| WHAT TO WORK ON |
Retype these lines and no others: the line holding "Convert this chart to matplotlib code.", the line holding "log_concentration = [2.29, 1.82, 1.34, 0.86, 0.38]", and all lines between them. Pictures stay out.
..............................
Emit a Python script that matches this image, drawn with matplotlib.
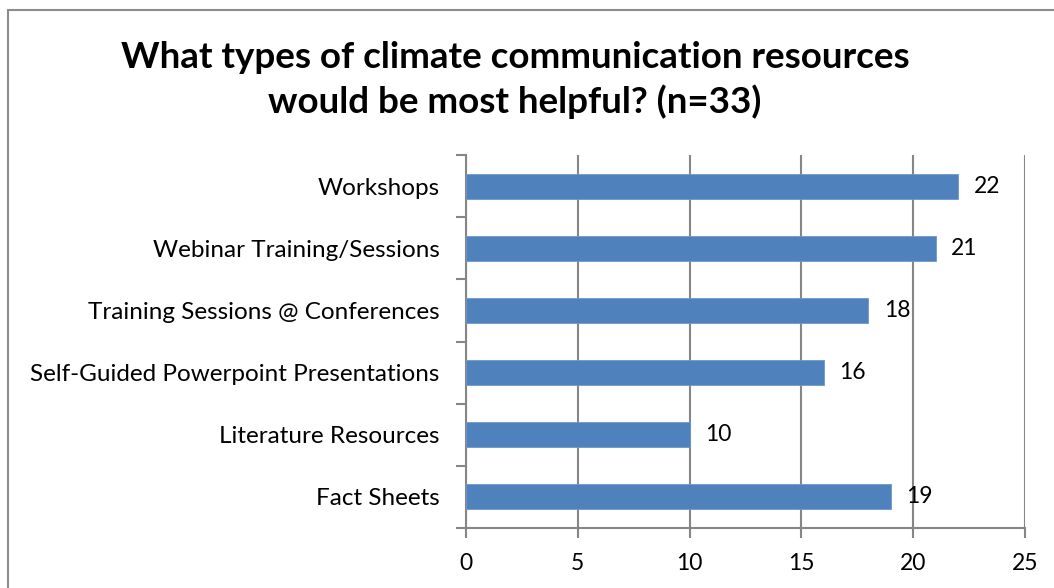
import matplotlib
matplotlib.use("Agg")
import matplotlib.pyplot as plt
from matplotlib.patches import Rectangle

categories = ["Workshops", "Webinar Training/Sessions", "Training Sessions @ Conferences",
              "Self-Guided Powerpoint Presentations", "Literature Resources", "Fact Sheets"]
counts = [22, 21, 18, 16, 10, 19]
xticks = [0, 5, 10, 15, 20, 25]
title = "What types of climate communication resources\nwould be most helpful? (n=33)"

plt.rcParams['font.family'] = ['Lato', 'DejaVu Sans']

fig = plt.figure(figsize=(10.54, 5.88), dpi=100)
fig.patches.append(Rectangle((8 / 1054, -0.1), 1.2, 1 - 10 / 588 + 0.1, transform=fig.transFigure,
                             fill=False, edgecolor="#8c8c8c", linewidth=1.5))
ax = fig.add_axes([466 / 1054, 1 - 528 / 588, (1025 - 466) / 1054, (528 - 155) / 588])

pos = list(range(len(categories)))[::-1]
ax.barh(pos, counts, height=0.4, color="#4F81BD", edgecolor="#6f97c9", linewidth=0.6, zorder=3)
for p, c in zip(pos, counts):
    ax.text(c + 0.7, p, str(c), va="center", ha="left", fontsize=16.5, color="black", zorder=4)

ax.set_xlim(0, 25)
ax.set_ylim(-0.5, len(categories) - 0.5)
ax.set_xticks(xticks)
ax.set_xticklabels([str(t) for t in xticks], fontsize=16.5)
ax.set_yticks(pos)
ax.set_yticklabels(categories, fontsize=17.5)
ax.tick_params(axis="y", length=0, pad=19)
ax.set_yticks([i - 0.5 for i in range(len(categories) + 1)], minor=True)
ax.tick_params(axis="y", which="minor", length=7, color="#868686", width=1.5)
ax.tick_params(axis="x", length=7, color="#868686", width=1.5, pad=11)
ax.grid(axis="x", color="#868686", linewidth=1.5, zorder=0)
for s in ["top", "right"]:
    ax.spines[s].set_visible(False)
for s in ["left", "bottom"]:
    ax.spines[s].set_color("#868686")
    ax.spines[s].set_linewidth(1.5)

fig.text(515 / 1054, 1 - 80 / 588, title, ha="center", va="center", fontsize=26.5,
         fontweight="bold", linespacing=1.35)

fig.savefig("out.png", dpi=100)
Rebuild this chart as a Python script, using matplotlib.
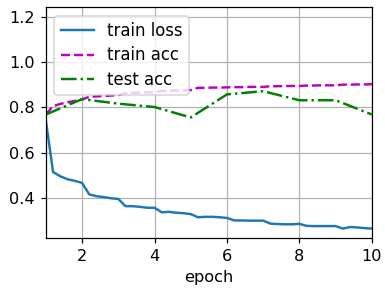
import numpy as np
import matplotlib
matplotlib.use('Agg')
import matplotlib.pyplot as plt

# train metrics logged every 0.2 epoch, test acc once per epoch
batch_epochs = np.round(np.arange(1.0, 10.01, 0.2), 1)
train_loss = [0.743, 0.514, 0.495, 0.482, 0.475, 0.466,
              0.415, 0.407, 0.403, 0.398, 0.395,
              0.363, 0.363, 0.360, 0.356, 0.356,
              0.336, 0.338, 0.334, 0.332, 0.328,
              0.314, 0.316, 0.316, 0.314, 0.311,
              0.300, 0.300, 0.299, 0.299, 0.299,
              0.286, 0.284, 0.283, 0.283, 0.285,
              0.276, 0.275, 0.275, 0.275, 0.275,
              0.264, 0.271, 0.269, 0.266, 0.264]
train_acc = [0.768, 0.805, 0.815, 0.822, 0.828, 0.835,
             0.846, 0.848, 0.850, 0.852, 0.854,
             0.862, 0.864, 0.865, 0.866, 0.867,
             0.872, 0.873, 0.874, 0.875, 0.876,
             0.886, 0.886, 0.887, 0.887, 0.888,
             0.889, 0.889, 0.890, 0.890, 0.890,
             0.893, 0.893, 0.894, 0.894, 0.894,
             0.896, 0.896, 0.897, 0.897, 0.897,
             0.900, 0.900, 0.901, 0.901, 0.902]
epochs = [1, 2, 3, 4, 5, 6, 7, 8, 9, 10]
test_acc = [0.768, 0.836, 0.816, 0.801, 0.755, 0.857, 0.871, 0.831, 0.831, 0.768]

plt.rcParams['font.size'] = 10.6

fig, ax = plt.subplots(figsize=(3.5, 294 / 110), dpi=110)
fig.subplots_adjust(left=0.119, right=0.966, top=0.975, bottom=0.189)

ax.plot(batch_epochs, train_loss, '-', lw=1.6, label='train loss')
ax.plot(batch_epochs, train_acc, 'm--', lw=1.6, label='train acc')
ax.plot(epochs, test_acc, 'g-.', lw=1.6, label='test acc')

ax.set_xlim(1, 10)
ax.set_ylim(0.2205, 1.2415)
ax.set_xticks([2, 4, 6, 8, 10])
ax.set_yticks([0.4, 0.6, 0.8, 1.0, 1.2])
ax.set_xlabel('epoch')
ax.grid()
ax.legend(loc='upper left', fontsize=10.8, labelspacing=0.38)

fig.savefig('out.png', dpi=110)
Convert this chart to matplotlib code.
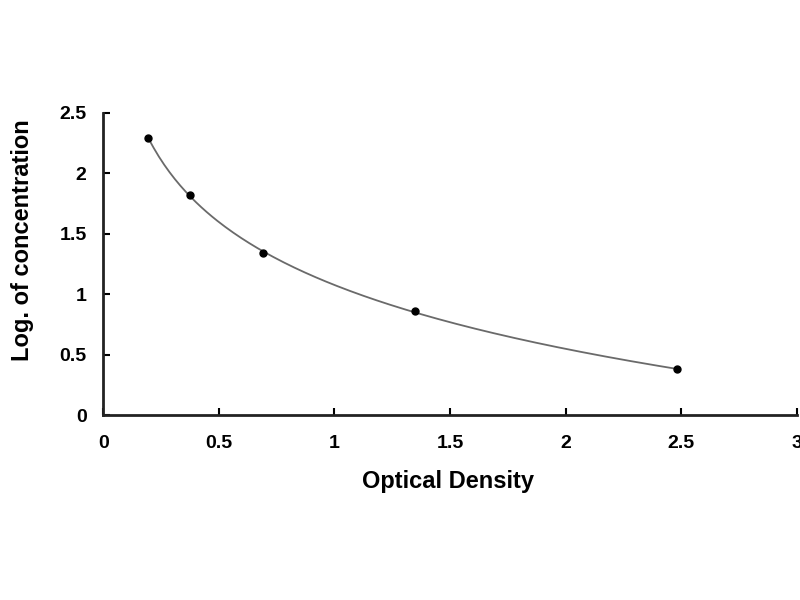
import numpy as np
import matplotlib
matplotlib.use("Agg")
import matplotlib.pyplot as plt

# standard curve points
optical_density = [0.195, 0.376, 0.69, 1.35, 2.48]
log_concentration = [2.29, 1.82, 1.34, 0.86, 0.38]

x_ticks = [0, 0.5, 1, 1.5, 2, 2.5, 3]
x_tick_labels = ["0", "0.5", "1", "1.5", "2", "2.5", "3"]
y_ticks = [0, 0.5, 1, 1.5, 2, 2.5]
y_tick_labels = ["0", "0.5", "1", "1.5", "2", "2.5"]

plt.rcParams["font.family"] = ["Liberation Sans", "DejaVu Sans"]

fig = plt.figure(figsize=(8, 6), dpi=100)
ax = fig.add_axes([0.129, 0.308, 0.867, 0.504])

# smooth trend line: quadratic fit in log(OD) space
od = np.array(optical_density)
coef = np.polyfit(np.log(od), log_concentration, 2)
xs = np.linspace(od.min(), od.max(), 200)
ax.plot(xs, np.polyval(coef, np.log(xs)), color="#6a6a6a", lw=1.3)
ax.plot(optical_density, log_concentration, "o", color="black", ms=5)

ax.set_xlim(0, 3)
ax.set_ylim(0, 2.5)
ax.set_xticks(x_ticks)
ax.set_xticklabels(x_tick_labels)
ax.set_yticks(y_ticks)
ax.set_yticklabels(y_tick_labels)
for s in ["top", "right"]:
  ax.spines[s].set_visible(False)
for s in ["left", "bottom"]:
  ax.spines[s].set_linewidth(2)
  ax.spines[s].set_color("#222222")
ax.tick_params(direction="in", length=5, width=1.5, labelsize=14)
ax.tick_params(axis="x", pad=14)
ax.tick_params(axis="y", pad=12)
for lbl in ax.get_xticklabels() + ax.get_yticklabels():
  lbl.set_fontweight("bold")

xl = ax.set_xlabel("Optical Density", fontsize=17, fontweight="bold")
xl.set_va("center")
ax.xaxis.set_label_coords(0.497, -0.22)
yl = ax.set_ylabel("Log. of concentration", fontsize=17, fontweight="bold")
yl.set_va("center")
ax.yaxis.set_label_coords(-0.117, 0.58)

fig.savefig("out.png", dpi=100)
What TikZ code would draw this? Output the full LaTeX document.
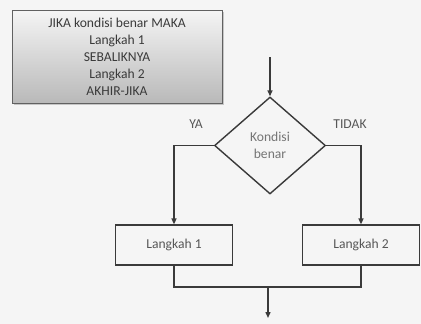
..............................
| ANSWER |
Convert this chart to matplotlib code.
import numpy as np
import matplotlib
matplotlib.use("Agg")
import matplotlib.pyplot as plt

# standard curve points
optical_density = [0.195, 0.376, 0.69, 1.35, 2.48]
log_concentration = [2.29, 1.82, 1.34, 0.86, 0.38]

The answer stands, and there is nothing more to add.